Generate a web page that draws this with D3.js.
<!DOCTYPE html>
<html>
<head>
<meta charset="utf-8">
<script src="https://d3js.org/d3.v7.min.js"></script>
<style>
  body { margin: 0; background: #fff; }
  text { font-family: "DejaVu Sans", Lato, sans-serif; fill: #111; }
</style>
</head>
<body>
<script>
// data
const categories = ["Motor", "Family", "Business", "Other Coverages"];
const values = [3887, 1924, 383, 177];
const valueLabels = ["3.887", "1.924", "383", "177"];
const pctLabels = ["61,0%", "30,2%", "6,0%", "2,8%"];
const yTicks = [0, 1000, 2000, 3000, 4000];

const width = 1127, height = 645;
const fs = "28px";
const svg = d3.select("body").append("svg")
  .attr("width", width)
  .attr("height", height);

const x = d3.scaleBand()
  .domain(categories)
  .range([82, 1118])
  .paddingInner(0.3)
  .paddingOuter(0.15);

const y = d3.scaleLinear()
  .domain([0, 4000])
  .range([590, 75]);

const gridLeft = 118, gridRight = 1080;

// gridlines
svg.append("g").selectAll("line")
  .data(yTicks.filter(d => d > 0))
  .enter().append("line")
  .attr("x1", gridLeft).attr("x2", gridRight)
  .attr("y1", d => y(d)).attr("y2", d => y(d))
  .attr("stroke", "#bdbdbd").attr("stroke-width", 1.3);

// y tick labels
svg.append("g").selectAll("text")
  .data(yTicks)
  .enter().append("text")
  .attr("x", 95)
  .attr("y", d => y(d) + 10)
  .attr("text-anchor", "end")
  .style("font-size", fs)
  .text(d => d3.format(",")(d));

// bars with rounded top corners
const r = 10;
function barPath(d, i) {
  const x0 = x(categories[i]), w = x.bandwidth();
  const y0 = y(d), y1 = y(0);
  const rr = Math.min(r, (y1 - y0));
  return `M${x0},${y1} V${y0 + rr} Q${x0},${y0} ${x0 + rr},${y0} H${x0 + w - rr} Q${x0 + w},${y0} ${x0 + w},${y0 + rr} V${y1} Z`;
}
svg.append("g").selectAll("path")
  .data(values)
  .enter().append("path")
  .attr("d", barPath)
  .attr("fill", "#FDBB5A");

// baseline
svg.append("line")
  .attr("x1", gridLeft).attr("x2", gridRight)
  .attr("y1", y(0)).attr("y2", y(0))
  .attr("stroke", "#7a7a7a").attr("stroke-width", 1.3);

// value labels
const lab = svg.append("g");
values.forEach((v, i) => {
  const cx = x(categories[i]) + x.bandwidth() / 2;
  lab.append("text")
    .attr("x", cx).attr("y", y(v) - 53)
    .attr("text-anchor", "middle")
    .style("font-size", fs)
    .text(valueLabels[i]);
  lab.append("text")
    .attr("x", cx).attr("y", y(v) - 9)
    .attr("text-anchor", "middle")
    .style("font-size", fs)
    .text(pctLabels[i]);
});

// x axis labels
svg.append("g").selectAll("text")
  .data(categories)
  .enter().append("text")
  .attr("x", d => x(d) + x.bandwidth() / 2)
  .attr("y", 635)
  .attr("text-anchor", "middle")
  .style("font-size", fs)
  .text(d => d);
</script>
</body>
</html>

Objective>
Reproduce the data shown above exactly.

Task result>
Generate a web page that draws this with D3.js.
<!DOCTYPE html>
<html>
<head>
<meta charset="utf-8">
<script src="https://d3js.org/d3.v7.min.js"></script>
<style>
  body { margin: 0; background: #fff; }
  text { font-family: "DejaVu Sans", Lato, sans-serif; fill: #111; }
</style>
</head>
<body>
<script>
// data
const categories = ["Motor", "Family", "Business", "Other Coverages"];
const values = [3887, 1924, 383, 177];
const valueLabels = ["3.887", "1.924", "383", "177"];
const pctLabels = ["61,0%", "30,2%", "6,0%", "2,8%"];
const yTicks = [0, 1000, 2000, 3000, 4000];

const width = 1127, height = 645;
const fs = "28px";
const svg = d3.select("body").append("svg")
  .attr("width", width)
  .attr("height", height);

const x = d3.scaleBand()
  .domain(categories)
  .range([82, 1118])
  .paddingInner(0.3)
  .paddingOuter(0.15);

const y = d3.scaleLinear()
  .domain([0, 4000])
  .range([590, 75]);

const gridLeft = 118, gridRight = 1080;

// gridlines
svg.append("g").selectAll("line")
  .data(yTicks.filter(d => d > 0))
  .enter().append("line")
  .attr("x1", gridLeft).attr("x2", gridRight)
  .attr("y1", d => y(d)).attr("y2", d => y(d))
  .attr("stroke", "#bdbdbd").attr("stroke-width", 1.3);

// y tick labels
svg.append("g").selectAll("text")
  .data(yTicks)
  .enter().append("text")
  .attr("x", 95)
  .attr("y", d => y(d) + 10)
  .attr("text-anchor", "end")
  .style("font-size", fs)
  .text(d => d3.format(",")(d));

// bars with rounded top corners
const r = 10;
function barPath(d, i) {
  const x0 = x(categories[i]), w = x.bandwidth();
  const y0 = y(d), y1 = y(0);
  const rr = Math.min(r, (y1 - y0));
  return `M${x0},${y1} V${y0 + rr} Q${x0},${y0} ${x0 + rr},${y0} H${x0 + w - rr} Q${x0 + w},${y0} ${x0 + w},${y0 + rr} V${y1} Z`;
}
svg.append("g").selectAll("path")
  .data(values)
  .enter().append("path")
  .attr("d", barPath)
  .attr("fill", "#FDBB5A");

// baseline
svg.append("line")
  .attr("x1", gridLeft).attr("x2", gridRight)
  .attr("y1", y(0)).attr("y2", y(0))
  .attr("stroke", "#7a7a7a").attr("stroke-width", 1.3);

// value labels
const lab = svg.append("g");
values.forEach((v, i) => {
  const cx = x(categories[i]) + x.bandwidth() / 2;
  lab.append("text")
    .attr("x", cx).attr("y", y(v) - 53)
    .attr("text-anchor", "middle")
    .style("font-size", fs)
    .text(valueLabels[i]);
  lab.append("text")
    .attr("x", cx).attr("y", y(v) - 9)
    .attr("text-anchor", "middle")
    .style("font-size", fs)
    .text(pctLabels[i]);
});

// x axis labels
svg.append("g").selectAll("text")
  .data(categories)
  .enter().append("text")
  .attr("x", d => x(d) + x.bandwidth() / 2)
  .attr("y", 635)
  .attr("text-anchor", "middle")
  .style("font-size", fs)
  .text(d => d);
</script>
</body>
</html>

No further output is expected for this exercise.